Os sinos do mosteiro de Annaya, a 54 km da capital, anunciaram a chegada de Leão XIV ao santuário, onde ele fez uma oração diante do túmulo de São Charbel Makhlouf (1828-1898). O monge maronita, canonizado em 1977, é uma das figuras religiosas mais veneradas do país, respeitado por libaneses de diversas comunidades, muitos dos quais acreditam em seus milagres.
Sistema confessional
O Líbano tem um sistema político confessional e clânico profundamente enraizado nas divisões religiosas, desde sua independência e especialmente após o pacto conhecido como Pacto Nacional do Líbano, em 1943, que reserva os principais cargos do Estado às diferentes confissões religiosas: tradicionalmente, o presidente da República deve ser cristão maronita, o(a) primeiro-ministro(a) muçulmano(a) sunita e o presidente do Parlamento, um muçulmano xiita.
Quanto à demografia de fé — embora o país não realize um censo oficial desde 1932 (o que torna qualquer dado uma estimativa) —, a fonte usada pelo governo norte-americano e por institutos como CIA World Factbook aponta que cerca de 67,8% da população é muçulmana (com aproximadamente 31,9% sunitas e 31,2% xiitas), e cerca de 32,4% é cristã, sendo os cristãos maronitas o maior grupo dentro desse segmento.
Esse arranjo confessional, com repartição de poder e representação segundo a fé, molda fortemente a geografia política e social do país, influenciando quem pode ocupar cargos públicos e como as decisões de Estado são negociadas entre as comunidades religiosas.
"Continuar a ter esperança"
A visita papal ocorre em meio a um grande entusiasmo popular, mesmo com o temor de uma nova escalada do conflito com Israel. Apesar do cessar-fogo firmado há um ano entre o Hezbollah, aliado do Irã, e o Estado israelense, as Forças Armadas de Israel intensificaram bombardeios no território libanês nas últimas semanas.
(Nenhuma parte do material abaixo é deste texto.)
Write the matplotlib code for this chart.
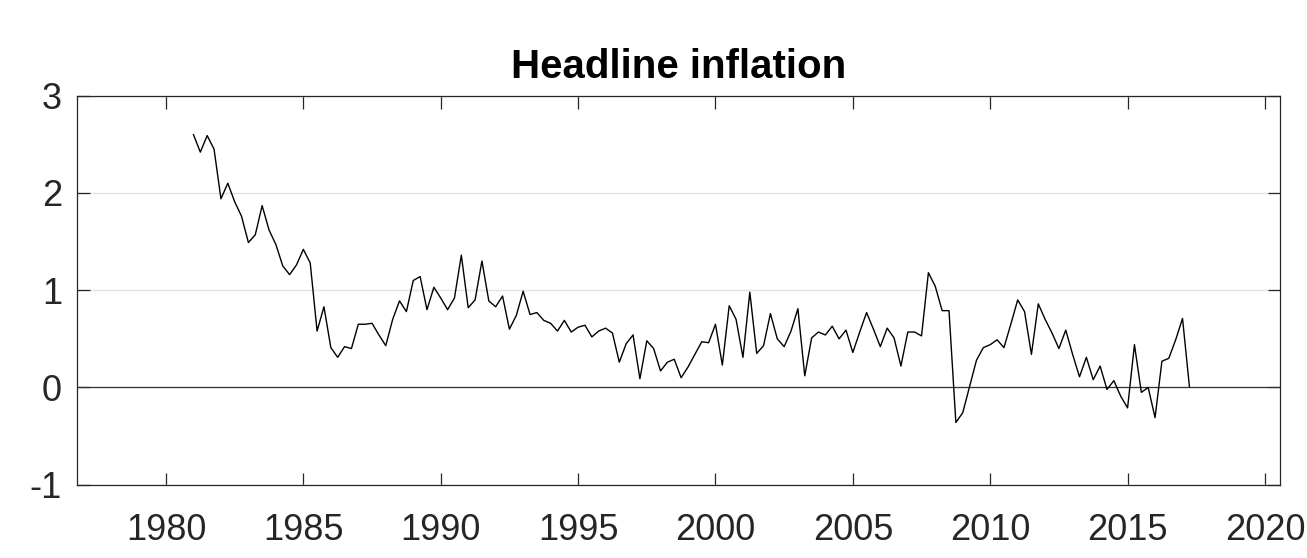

Para marcar a presença de Leão XIV — o terceiro papa a realizar uma visita oficial ao Líbano, depois de João Paulo II em 1997 e Bento XVI em 2012 —, o governo decretou dois dias de feriado nacional.
Do mosteiro, o pontífice seguiu para o santuário de Harissa, aos pés da estátua de Nossa Senhora do Líbano, que domina a baía de Jounieh, no Mediterrâneo. Ali, foi cercado por centenas de bispos, padres e religiosos, em meio a uma multidão de celulares erguidos e gritos de "Viva il Papa".
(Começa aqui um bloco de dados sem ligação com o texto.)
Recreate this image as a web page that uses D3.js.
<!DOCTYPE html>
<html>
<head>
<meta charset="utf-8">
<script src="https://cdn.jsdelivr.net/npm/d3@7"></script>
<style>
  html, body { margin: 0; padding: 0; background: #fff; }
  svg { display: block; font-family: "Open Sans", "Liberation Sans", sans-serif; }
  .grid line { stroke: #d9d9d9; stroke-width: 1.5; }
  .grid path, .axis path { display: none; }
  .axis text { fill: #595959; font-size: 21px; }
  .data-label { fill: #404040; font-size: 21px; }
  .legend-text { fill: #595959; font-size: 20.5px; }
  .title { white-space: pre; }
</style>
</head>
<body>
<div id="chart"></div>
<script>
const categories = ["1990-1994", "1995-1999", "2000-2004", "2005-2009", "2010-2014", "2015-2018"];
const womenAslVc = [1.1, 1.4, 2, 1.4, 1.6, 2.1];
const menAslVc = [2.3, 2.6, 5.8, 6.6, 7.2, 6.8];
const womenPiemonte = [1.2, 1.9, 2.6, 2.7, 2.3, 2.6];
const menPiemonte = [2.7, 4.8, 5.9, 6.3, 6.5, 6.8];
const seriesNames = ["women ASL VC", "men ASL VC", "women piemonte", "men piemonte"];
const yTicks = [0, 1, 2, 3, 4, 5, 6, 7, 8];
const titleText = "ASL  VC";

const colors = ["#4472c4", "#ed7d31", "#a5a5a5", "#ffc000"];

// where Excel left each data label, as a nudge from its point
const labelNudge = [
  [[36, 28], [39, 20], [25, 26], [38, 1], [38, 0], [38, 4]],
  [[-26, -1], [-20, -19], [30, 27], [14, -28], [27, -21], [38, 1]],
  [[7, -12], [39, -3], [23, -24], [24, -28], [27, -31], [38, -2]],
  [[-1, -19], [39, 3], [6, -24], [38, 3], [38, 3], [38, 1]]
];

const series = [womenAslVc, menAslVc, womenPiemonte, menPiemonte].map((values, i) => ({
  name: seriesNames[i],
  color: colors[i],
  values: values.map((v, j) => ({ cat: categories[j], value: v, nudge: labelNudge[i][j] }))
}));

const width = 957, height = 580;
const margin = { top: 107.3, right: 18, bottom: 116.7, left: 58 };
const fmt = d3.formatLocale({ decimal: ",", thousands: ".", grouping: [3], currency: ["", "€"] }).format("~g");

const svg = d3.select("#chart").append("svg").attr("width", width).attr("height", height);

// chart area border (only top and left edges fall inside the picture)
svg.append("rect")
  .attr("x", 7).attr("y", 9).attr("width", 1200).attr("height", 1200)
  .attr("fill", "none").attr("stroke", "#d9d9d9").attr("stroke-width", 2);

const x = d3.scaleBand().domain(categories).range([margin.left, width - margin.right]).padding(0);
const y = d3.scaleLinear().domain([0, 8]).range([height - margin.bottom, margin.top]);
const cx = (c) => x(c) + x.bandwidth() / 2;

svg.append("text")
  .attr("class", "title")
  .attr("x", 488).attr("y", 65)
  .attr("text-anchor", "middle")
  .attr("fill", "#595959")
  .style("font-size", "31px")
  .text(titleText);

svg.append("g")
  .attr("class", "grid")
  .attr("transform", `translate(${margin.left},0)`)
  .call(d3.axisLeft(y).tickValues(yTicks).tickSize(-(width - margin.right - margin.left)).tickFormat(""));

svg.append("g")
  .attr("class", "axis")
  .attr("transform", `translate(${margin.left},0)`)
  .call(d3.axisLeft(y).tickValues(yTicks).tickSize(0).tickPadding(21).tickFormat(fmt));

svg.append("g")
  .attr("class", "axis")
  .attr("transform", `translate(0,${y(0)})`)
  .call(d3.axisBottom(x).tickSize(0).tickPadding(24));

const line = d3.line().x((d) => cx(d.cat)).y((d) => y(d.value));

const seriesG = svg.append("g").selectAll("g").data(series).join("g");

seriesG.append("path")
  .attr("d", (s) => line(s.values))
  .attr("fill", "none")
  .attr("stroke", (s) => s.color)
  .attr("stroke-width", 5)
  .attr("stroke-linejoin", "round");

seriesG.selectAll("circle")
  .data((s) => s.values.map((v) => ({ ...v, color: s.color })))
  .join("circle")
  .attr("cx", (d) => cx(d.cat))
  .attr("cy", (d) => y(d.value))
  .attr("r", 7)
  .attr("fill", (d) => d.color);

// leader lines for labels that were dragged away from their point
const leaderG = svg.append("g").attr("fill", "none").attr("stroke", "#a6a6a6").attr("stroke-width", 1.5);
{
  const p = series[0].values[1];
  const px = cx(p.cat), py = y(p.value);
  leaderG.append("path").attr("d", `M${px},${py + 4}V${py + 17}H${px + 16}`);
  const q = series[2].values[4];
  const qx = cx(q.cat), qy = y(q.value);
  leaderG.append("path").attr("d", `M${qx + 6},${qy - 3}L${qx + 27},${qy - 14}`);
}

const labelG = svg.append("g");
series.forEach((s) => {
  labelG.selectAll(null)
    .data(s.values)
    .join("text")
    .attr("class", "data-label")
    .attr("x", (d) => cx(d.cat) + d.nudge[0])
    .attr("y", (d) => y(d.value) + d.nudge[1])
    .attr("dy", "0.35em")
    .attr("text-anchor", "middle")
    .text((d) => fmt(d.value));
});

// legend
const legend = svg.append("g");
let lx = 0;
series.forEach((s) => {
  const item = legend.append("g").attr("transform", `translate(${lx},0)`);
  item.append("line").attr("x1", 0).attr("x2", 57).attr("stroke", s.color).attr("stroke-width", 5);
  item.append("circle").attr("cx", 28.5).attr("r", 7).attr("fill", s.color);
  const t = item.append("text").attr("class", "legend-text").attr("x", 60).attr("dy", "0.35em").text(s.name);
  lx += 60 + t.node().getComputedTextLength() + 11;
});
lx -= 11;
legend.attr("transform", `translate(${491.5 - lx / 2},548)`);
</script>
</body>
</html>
Em discurso em francês, Leão XIV pediu que os libaneses mantenham a esperança "mesmo quando o estrondo das armas se aproxima e as demandas do cotidiano se tornam um desafio".
"Tivemos quase dois anos e meio de guerra, mas nunca perdemos a esperança", disse o padre Tony Elias, 43 anos, maronita do vilarejo de Rmeich, perto da fronteira israelense. Segundo ele, o papa "traz um verdadeiro apelo à paz. O Líbano está esgotado; depois de 50 anos de guerras sucessivas, o povo anseia pela paz", afirmou, exibindo um lenço branco com as bandeiras do Vaticano e do Líbano.
A agenda do pontífice prevê ainda dois momentos importantes nesta tarde: uma oração inter-religiosa na praça dos Mártires, no centro de Beirute — espaço simbólico da memória nacional — e um encontro com jovens no patriarcado de Bkerké, no norte do país.
"Precisamos estar unidos"
"Com tantos problemas econômicos, sociais e políticos, o país precisa de esperança", afirmou Elias Abou Nasr Chaalan, 44 anos. "Devemos nos unir como libaneses — assim como o papa reuniu líderes religiosos e autoridades na chegada. Somente juntos conseguiremos superar tantas dificuldades", disse o pai de dois filhos.
Na noite de domingo, autoridades políticas e religiosas compareceram ao palácio presidencial para receber o pontífice. Lá, Leão XIV fez um apelo para que os libaneses "permaneçam" em seu próprio país, marcado por um êxodo crescente desde o colapso econômico de 2019, e destacou a necessidade de "reconciliação".
Diante dos governantes, pediu que a classe política "sirva ao povo com compromisso e dedicação". A crise econômica que se agravou a partir do final de 2019 — e devastou a vida de milhões de libaneses — é amplamente atribuída à negligência dos dirigentes, frequentemente acusados de clientelismo sectário e corrupção.
O Líbano é a segunda etapa da primeira viagem internacional de Leão XIV, que começou na Turquia, onde reforçou o diálogo pela unidade entre cristãos.